Because the word “Jewish” is used to refer not only to a religion but also to an ethnicity, there are people who have no intention of ever being religiously observant, and may even have left Judaism for some other religion or declared themselves firmly to have no religion at all, who, like non-Catholic Mexicans, nonetheless share many aspects of their ancestral culture, and want to be recognized as part of a community bound together by that culture.

I don’t know if that explanation will make you “like” the phrase “culturally Jewish” any better, and it certainly doesn’t mean you would ever use it, but it might at least explain what other people mean when they use the term.

If you  still dislike the term, perhaps you could suggest a better one that would allow people to talk about the sense in which they are connected to the Jewish community at a cultural level without feeling a part of it in a religious sense.

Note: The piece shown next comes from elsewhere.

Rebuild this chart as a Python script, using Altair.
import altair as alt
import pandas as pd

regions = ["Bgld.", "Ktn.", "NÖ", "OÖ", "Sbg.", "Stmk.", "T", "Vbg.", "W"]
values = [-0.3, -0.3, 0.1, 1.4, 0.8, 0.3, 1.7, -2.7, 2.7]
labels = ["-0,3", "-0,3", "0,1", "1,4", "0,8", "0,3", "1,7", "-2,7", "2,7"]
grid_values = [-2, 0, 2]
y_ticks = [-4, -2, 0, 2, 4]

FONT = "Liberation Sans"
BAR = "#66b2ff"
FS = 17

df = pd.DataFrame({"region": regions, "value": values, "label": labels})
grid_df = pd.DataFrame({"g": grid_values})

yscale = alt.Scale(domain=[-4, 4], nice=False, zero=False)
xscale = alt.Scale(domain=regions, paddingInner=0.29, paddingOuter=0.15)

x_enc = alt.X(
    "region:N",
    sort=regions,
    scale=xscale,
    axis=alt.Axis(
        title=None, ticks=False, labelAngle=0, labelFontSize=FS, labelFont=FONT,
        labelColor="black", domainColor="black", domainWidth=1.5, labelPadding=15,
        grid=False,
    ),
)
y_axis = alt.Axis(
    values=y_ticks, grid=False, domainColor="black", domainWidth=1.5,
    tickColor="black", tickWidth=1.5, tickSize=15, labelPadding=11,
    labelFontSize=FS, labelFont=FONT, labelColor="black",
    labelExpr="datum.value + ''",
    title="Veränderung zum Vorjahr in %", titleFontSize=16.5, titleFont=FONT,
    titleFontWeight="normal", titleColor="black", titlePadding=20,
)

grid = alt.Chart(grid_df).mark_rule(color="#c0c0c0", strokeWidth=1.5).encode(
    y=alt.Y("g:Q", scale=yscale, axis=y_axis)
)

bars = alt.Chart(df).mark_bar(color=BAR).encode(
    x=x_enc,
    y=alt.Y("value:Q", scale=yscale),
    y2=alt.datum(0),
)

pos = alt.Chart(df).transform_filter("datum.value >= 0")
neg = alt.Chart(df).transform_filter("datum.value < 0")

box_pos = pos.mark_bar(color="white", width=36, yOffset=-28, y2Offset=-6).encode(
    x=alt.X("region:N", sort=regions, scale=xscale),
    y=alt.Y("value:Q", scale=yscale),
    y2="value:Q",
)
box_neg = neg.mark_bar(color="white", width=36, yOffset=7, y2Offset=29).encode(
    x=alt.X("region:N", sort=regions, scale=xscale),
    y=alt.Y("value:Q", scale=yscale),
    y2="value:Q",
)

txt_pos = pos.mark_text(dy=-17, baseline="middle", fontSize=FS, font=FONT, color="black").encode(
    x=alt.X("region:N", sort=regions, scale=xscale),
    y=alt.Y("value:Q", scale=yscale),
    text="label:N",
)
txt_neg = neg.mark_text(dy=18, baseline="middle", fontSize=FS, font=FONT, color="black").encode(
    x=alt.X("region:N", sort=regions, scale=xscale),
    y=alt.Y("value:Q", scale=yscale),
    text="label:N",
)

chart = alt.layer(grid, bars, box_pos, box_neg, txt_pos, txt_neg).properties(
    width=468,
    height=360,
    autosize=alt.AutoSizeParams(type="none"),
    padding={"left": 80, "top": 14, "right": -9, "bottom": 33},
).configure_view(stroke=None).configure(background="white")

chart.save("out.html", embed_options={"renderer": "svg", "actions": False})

September 30, 2009 at 11:26 pm #3812

Andrea

Alexandra, I did indeed define what I meant. Someone who knows what a bagel is probably isn’t culturally Jewish, but someone who eats bagels and lox with his family regularly and eats other typically Jewish foods on certain holidays might be. If you’ve never darkened the door of a synagogue or gone to Hebrew school, if you don’t believe in God or practice the religion in any meaningful way but you share a taste for foods, a certain type of humor, an affinity with victims of the Holocaust and automatically side with Israel, if your connection to Judaism is a sort of “We aren’t Christians — practicing Buddhism or Wiccanism is OK and we’re still Jewish, but no Catholics or Christians, please!” you might just be culturally Jewish. I wouldn’t call such a person religiously Jewish and, frankly, if I were the Christian spouse of such a person, I’d say we can baptize this child and I can take him to Mass and he can still be “culturally Jewish” with you the rest of the time. You can still share a taste for food, celebrate holidays, and teach the child your sense of humor, love for Israel, and sympathy for the victims of the Holocaust with a Catholic child who has Jewish ancestry.